As the law’s implementation dates approach, it is crucial for employers to stay informed and proactive in their compliance efforts. By doing so, they can not only avoid penalties but also position themselves as leaders in promoting fairness and equity in the workplace.
Frequently asked questions
- What does the new pay transparency law require from HR professionals?
- HR professionals must ensure their companies comply with Massachusetts’ pay transparency law by disclosing salary ranges in job postings, conducting regular pay audits, and submitting annual pay data reports. These steps are crucial to identifying and addressing pay disparities, particularly those affecting women and minority groups.
- When do the new pay transparency requirements take effect?
- The law rolls out in phases starting February 2025. Pay data reporting requirements begin on February 1, 2025, for employers with 100 or more employees. Salary range disclosures must be included in job postings starting July 31, 2025, for employers with 25 or more employees.
- How can HR prepare for the new law?
- HR teams should conduct internal salary audits to identify pay disparities, update job posting templates to include salary ranges, and ensure managers are trained on the new requirements.
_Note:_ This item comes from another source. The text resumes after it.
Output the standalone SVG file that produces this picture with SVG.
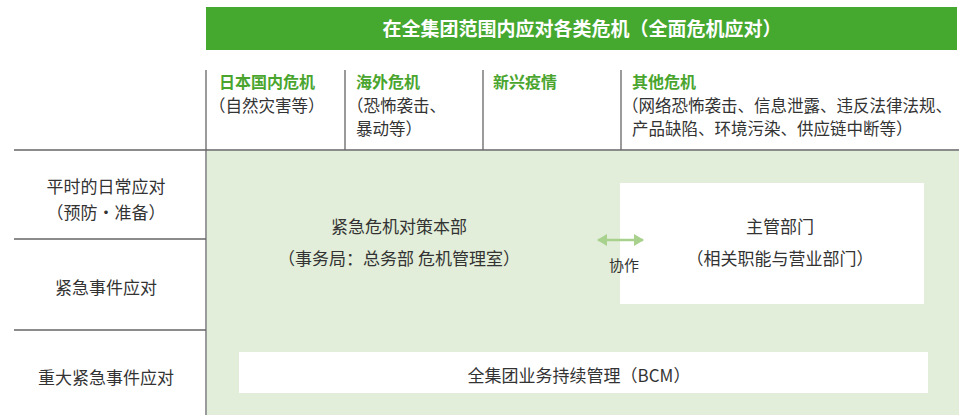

Proactive compliance will help avoid penalties and enhance workplace transparency and equity.
- What are the penalties for non-compliance?
- The Massachusetts Attorney General will enforce the law. First-time violators receive warnings, but repeated non-compliance could lead to fines. HR professionals must ensure their companies comply to avoid these penalties and build a culture of transparency.
- How will the law benefit employees?
- Employees will gain greater clarity in salary negotiations, knowing the pay ranges for job roles. This transparency is expected to reduce wage disparities, particularly for women and minority groups, empowering them with a clearer understanding of their market value.